HARRISBURG, Pa. — Several prominent conservative groups are getting involved in Pennsylvania's race for U.S. Senate and backing candidate Kathy Barnette as an alternative to Mehmet Oz, the celebrity heart surgeon endorsed by former President Donald Trump.
The anti-tax Club for Growth endorsed Barnette on Wednesday and has begun airing TV ads on her behalf. That follows the anti-abortion Susan B. Anthony List's decision on Tuesday to back Barnette over Oz.
The endorsement by Susan B. Anthony List is timely, with abortion in the headlines, and its backing of Barnette highlighted the story she has told of being the outcome of a rape when her mother was 11.
"Kathy is a courageous advocate for life who exposes the human cost of abortion," Marjorie Dannenfelser, the president of Susan B. Anthony List, said in a statement.
It's unclear whether the endorsements and advertising will be enough to carry Barnette to the top of the field in Pennsylvania's May 17 primary.
The Club for Growth, for instance, unleashed millions of dollars in advertising against Trump-backed JD Vance in Ohio's GOP Senate primary earlier this month only for the "Hillbilly Elegy" author to go on and win the race by an eight-point margin.
But the growing focus on Barnette suggests anxiety among some conservative and pro-Trump circles that Oz doesn't sufficiently reflect their views on abortion, guns or the culture wars the GOP is waging against Democrats.

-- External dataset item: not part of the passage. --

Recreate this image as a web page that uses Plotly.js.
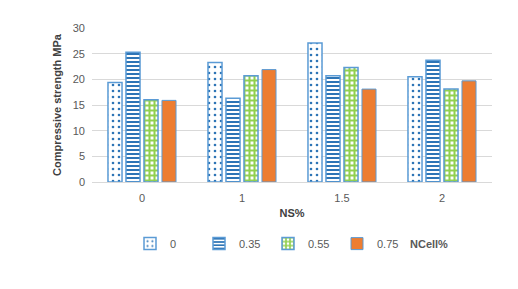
<!DOCTYPE html>
<html>
<head>
<meta charset="utf-8">
<script src="https://cdn.plot.ly/plotly-3.0.1.min.js"></script>
<style>html,body{margin:0;padding:0;background:#fff;}#chart{width:518px;height:289px;}</style>
</head>
<body>
<div id="chart"></div>
<script>
const categories = ["0", "1", "1.5", "2"];
const seriesNames = ["0", "0.35", "0.55", "0.75"];
const s0 = [19.4, 23.3, 27.1, 20.5];
const s035 = [25.3, 16.3, 20.7, 23.7];
const s055 = [16.0, 20.7, 22.3, 18.1];
const s075 = [15.9, 21.9, 18.1, 19.7];
const yTicks = [0, 5, 10, 15, 20, 25, 30];

const outline = "#5B9BD5";
const traces = [
  {name: seriesNames[0], y: s0, marker: {color: "#ffffff", line: {color: outline, width: 1.5},
    pattern: {shape: ".", fgcolor: "#2E75B6", bgcolor: "#ffffff", size: 6, solidity: 0.15}}},
  {name: seriesNames[1], y: s035, marker: {color: "#ffffff", line: {color: outline, width: 1.5},
    pattern: {shape: "-", fgcolor: "#2E75B6", bgcolor: "#ffffff", size: 4, solidity: 0.5}}},
  {name: seriesNames[2], y: s055, marker: {color: "#ffffff", line: {color: outline, width: 1.5},
    pattern: {shape: "+", fgcolor: "#92D050", bgcolor: "#ffffff", size: 5, solidity: 0.65}}},
  {name: seriesNames[3], y: s075, marker: {color: "#ED7D31", line: {color: outline, width: 1}}}
].map(t => Object.assign({type: "bar", x: categories}, t));

const layout = {
  width: 518, height: 289,
  margin: {l: 92, r: 26, t: 28, b: 107},
  paper_bgcolor: "#ffffff", plot_bgcolor: "#ffffff",
  font: {family: "Liberation Sans, Arial, sans-serif", size: 11, color: "#595959"},
  barmode: "group", bargap: 0.28, bargroupgap: 0.22,
  xaxis: {type: "category", showgrid: false, showline: false, ticks: "", ticklabelstandoff: 8,
    tickfont: {size: 11, color: "#595959"},
    title: {text: "<b>NS%</b>", font: {size: 11, color: "#404040"}, standoff: 6}},
  yaxis: {range: [0, 30], tickvals: yTicks, showgrid: true, gridcolor: "#D9D9D9", gridwidth: 1,
    zeroline: true, zerolinecolor: "#D9D9D9", showline: false, ticks: "", ticklabelstandoff: 6,
    tickfont: {size: 11, color: "#595959"},
    title: {text: "<b>Compressive strength MPa</b>", font: {size: 11, color: "#404040"}, standoff: 8}},
  showlegend: true,
  legend: {orientation: "h", x: 0.095, xanchor: "left", y: -0.40, yanchor: "middle",
    font: {size: 11, color: "#595959"}, itemwidth: 30, traceorder: "normal",
    entrywidth: 24, entrywidthmode: "pixels"},
  annotations: [{text: "<b>NCell%</b>", x: 0.79, xref: "paper", y: -0.40, yref: "paper",
    xanchor: "left", yanchor: "middle", showarrow: false, font: {size: 11, color: "#595959"}}]
};

Plotly.newPlot("chart", traces, layout, {displayModeBar: false, staticPlot: true});
</script>
</body>
</html>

An Oz loss next week would mark another setback for Trump after his preferred candidate for governor was defeated in Nebraska's Republican primary on Tuesday.
Trump remains the most popular figure among Republican voters and his endorsement helped pull Vance to victory in the final weeks of the Ohio campaign. Both Trump-backed congressional candidates also won in West Virginia's primary.
A Fox News poll released Monday, however, suggested a tight race in Pennsylvania's Senate election.
The poll found 22% of GOP primary voters supported Oz with former hedge fund CEO David McCormick and Barnette bunched together at 20% and 19%. About one-fifth of voters, or 18%, said they were undecided.
If elected, the 50-year-old would be the first Black woman Pennsylvanians sent to the U.S. Senate.
She came into the race with little name recognition or money, but gained support among some right-wing groups by campaigning with allies of Trump's baseless conspiracy theories that Democrats stole the 2020 election in Pennsylvania.
In recent years, she has become a speaker for anti-abortion causes, penned a memoir about being Black and conservative, ran unsuccessfully for a congressional seat in a Democratic-leaning district in suburban Philadelphia and gained a platform as a guest on conservative news shows.
Until recently, Pennsylvania's Senate race has been primarily an expensive duel between Oz and McCormick. Both candidates and the super PACs that support them have reported spending more than $50 million and have blanketed Pennsylvania's airwaves with TV ads.
McCormick, who has substantial establishment connections going back to his service in former President George W. Bush's administration, has received backing from various Trump administration figures and will close the campaign with Texas Sen. Ted Cruz stumping across Pennsylvania for him.
But McCormick suffered a damaging blow when Trump attacked him at a Friday rally for Oz, calling McCormick the "candidate of special interests and globalists and the Washington establishment."
Trump did not mention Barnette. McCormick and Oz have largely stayed quiet in public about Barnette, who has raised and spent a fraction of their money.
But Barnette has criticized both as carpetbaggers and " globalists," slammed Oz as a liberal and taken aim at what she called the GOP's habit of electing "the richest person."
She also has dismissed Trump's endorsement of Oz, saying Trump's Make America Great slogan, or MAGA, "does not belong to President Trump. MAGA, although he coined the word, MAGA actually belongs to the people."
The other major race in Pennsylvania, for its open governor's office, is also volatile for Republicans, with party leaders and movement conservatives fearing that a far-right candidate will win it.
That candidate, Doug Mastriano, and Barnette often campaign together, along with key figures in Trump's circle who have spread denialism about the 2020 election, including Trump's former national security adviser, Michael Flynn, and lawyer Jenna Ellis.